Although interdisciplinarity and accessibility (“des dialogues fructueux” promises the book jacket) were the aims of the original Flaubert dans la villproject, one is left wondering who will get most use out of this hodgepodge book. The two halves of the print version seem uneasily stitched together. A number of American libraries opt to classify the book under the Library of Congress’s heading “Fine Arts” (LOC subclassification number N8215), which arguably anticipates the book’s appeal to one readership over others. Yet the book also directs readers to the Université de Rouen’s online Centre Flaubert, directed by Yvan Leclerc. This website allows free access to digitized copies of Flaubert’s correspondence, as well as rough-draft and manuscript versions of Bouvard et Pécuchet and Madame Bovary.
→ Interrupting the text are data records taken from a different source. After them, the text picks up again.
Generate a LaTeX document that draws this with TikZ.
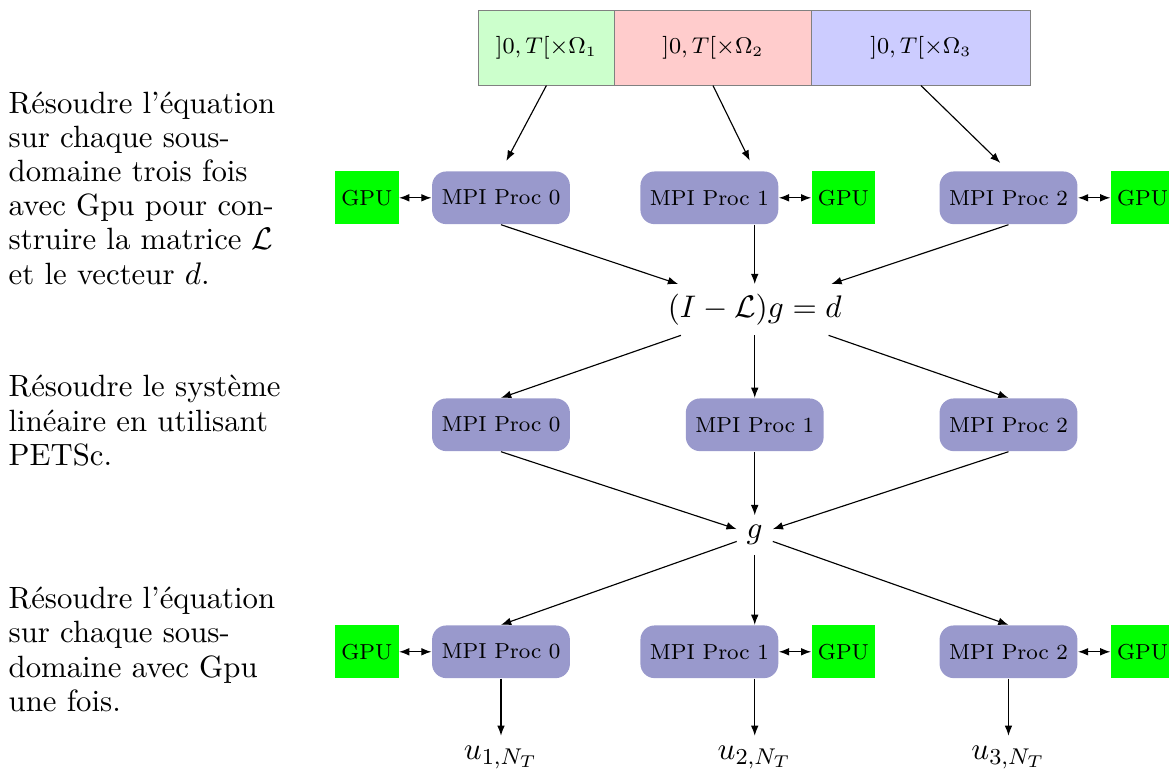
\documentclass[tikz,border=0pt]{standalone}
\usepackage{tikz}
\usetikzlibrary{arrows.meta, positioning}
\definecolor{ProcBlue}{RGB}{153,153,204}
\definecolor{GpuGreen}{RGB}{0,255,0}

\begin{document}
\begin{tikzpicture}[
    proc/.style={fill=ProcBlue, rounded corners=5pt, minimum width=1.69cm,
        minimum height=0.65cm, font=\fontsize{7.6}{9}\selectfont},
    gpu/.style={fill=GpuGreen, minimum width=0.78cm, minimum height=0.65cm,
        inner xsep=2pt, font=\fontsize{7.6}{9}\selectfont},
    sousdom/.style={draw=gray, outer sep=0pt, minimum height=0.93cm,
        font=\fontsize{7.8}{9}\selectfont},
    eqn/.style={font=\fontsize{11.2}{13}\selectfont},
    etape/.style={anchor=west, text width=3.4cm, align=left, inner sep=0pt,
        font=\fontsize{10.8}{12}\selectfont},
    flow/.style={-{Latex[length=3.6pt]}},
    link/.style={{Latex[length=3.6pt]}-{Latex[length=3.6pt]}},
]
\useasboundingbox (0,0) rectangle (14.42,-9.61);

% sous-domaines
\node[sousdom, fill=green!20, minimum width=1.68cm] (dom1) at (6.74,-0.59)
    {$]0,T[\times\Omega_1$};
\node[sousdom, fill=red!20, minimum width=2.43cm, right=0pt of dom1] (dom2)
    {$]0,T[\times\Omega_2$};
\node[sousdom, fill=blue!20, minimum width=2.70cm, right=0pt of dom2] (dom3)
    {$]0,T[\times\Omega_3$};

% premiere etape
\node[proc] (procA) at (6.18,-2.44) {MPI Proc 0};
\node[proc] (procB) at (8.75,-2.44) {MPI Proc 1};
\node[proc] (procC) at (12.44,-2.44) {MPI Proc 2};
\node[gpu, left=0.4cm of procA] (gpuA) {GPU};
\node[gpu, right=0.4cm of procB] (gpuB) {GPU};
\node[gpu, right=0.4cm of procC] (gpuC) {GPU};

\node[eqn] (sys) at (9.31,-3.82) {$(I-\mathcal{L})g=d$};

% deuxieme etape
\node[proc] (procD) at (6.18,-5.24) {MPI Proc 0};
\node[proc] (procE) at (9.31,-5.24) {MPI Proc 1};
\node[proc] (procF) at (12.44,-5.24) {MPI Proc 2};

\node[eqn] (g) at (9.31,-6.60) {$g$};

% troisieme etape
\node[proc] (procG) at (6.18,-8.04) {MPI Proc 0};
\node[proc] (procH) at (8.75,-8.04) {MPI Proc 1};
\node[proc] (procI) at (12.44,-8.04) {MPI Proc 2};
\node[gpu, left=0.4cm of procG] (gpuG) {GPU};
\node[gpu, right=0.4cm of procH] (gpuH) {GPU};
\node[gpu, right=0.4cm of procI] (gpuI) {GPU};

\node[eqn] (u1) at (6.18,-9.34) {$u_{1,N_T}$};
\node[eqn] (u2) at (9.31,-9.34) {$u_{2,N_T}$};
\node[eqn] (u3) at (12.44,-9.34) {$u_{3,N_T}$};

% fleches
\draw[flow, shorten >=4pt] (dom1.south) -- (procA.north);
\draw[flow, shorten >=4pt] (dom2.south) -- (procB.north -| sys);
\draw[flow, shorten >=4pt] (dom3.south) -- (procC.north);
\draw[link] (gpuA) -- (procA);
\draw[link] (procB) -- (gpuB);
\draw[link] (procC) -- (gpuC);

\draw[flow] (procA.south) -- (sys);
\draw[flow] (procB.south -| sys) -- (sys);
\draw[flow] (procC.south) -- (sys);
\draw[flow] (sys) -- (procD.north);
\draw[flow] (sys) -- (procE);
\draw[flow] (sys) -- (procF.north);

\draw[flow] (procD.south) -- (g);
\draw[flow] (procE) -- (g);
\draw[flow] (procF.south) -- (g);
\draw[flow] (g) -- (procG.north);
\draw[flow] (g) -- (procH.north -| g);
\draw[flow] (g) -- (procI.north);

\draw[link] (gpuG) -- (procG);
\draw[link] (procH) -- (gpuH);
\draw[link] (procI) -- (gpuI);
\draw[flow] (procG) -- (u1);
\draw[flow] (procH.south -| g) -- (u2);
\draw[flow] (procI) -- (u3);

% texte explicatif
\node[etape] (txt1) at (0.1,-2.32) {Résoudre l'équation\\ sur chaque sous-\\
    domaine trois fois\\ avec Gpu pour con-\\ struire la matrice $\mathcal{L}$\\
    et le vecteur $d$.};
\node[etape] (txt2) at (0.1,-5.19) {Résoudre le système\\ linéaire en utilisant\\
    PETSc.};
\node[etape] (txt3) at (0.1,-8.01) {Résoudre l'équation\\ sur chaque sous-\\
    domaine avec Gpu\\ une fois.};

\end{tikzpicture}
\end{document}
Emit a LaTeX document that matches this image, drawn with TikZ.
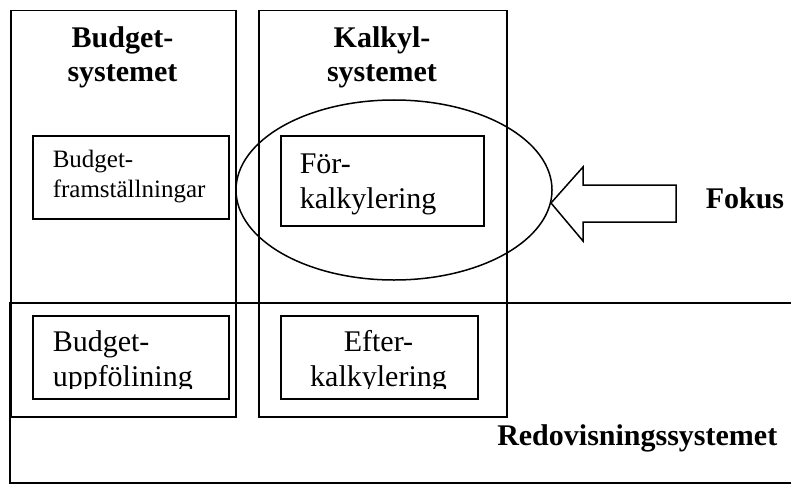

It is this digital resource which may prove more useful to Flaubert scholars than other parts of Flaubert dans la ville, however curious and fun the 2015 events must have been. Moreover, for those of us who missed the original happening, Yvan Leclerc promises that there are even bigger plans in store for the upcoming celebration of the bicentenary of Flaubert’s birth. In short, Flaubert dans la ville points forward to 2021 as well as back to 2015; the limitations of its pages direct the reader outward: to the web, to the city. In short, it is a book whose success lies in constantly inviting readers to look past itself.